Mattea Meyer und Cédric Wermuth: “Linker Aufbruch” oder Anpassung ans kapitalistische Macht- und Denksystem?

Einen “linken Aufbruch” versprechen Mattea Meyer und Cédric Wermuth, das Kandidatenduo für das SP-Parteipräsidium zur Nachfolge von Christian Levrat, in einem soeben publizierten Positionspapier. Die Ziele: die Verleihung des Schweizer Bürgerrechts für Ausländerinnen und Ausländer ab der Geburt, Abgaben auf Milliardenvermögen zur Finanzierung der Massnahmen gegen den Klimawandel, Begrenzung der Mieten durch einen Renditedeckel, einheitliche und höhere Besteuerung der Firmen, Lohnerhöhungen für Pflegeberufe, Lancierung einer neuen, linken Informationsplattform.
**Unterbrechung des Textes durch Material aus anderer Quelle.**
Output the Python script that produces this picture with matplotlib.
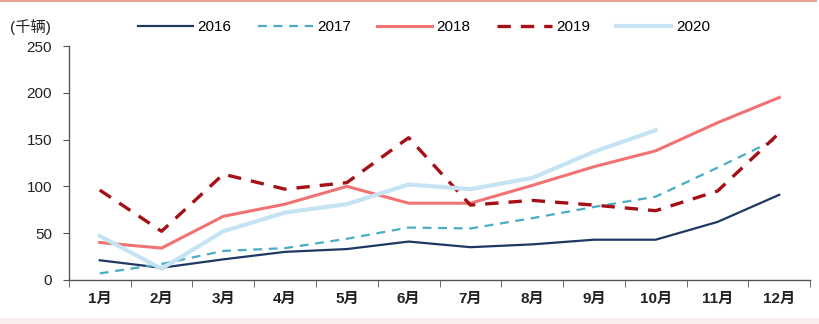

(Tages-Anzeiger, 18. Februar 2020)

Die von Mattea Meyer und Cédric Wermuth präsentierten Ziele sind zwar sehr begrüssenswert, offenbaren aber zugleich das Dilemma zwischen Anspruch und Wirklichkeit. Der Anspruch: die Überwindung des Kapitalismus – nicht nur eine Kernbotschaft der Juso, sondern auch offizieller Bestandteil des aktuellen SP-Parteiprogramms. Die Wirklichkeit: eben dieser Kapitalismus, der uns zwingt, in kleinen Schritten zu denken und Veränderungen nur so weit zu fordern, als sie sich innerhalb des kapitalistischen Denk- und Machtsystems verwirklichen lassen und dieses nicht in Frage stellen. Ich hoffe, dass sich Mattea Meyer und Cédric Wermuth nicht von ihrer Vision einer Überwindung des Kapitalismus verabschiedet haben. Kleine Schritte in der politischen Tagesrealität mögen hilfreich sein und den betroffenen Menschen viel Leid ersparen. Dennoch sollten die darüber hinaus weisenden Visionen und Träume von einer neuen, gerechteren und friedlicheren Welt jenseits des Kapitalismus nicht verloren gehen. “Im Jugendidealismus”, so der bekannte Urwaldarzt Albert Schweitzer, “erschaut der Mensch die Wahrheit. In ihm besitzt er einen Reichtum, den er gegen nichts in der Welt austauschen darf.”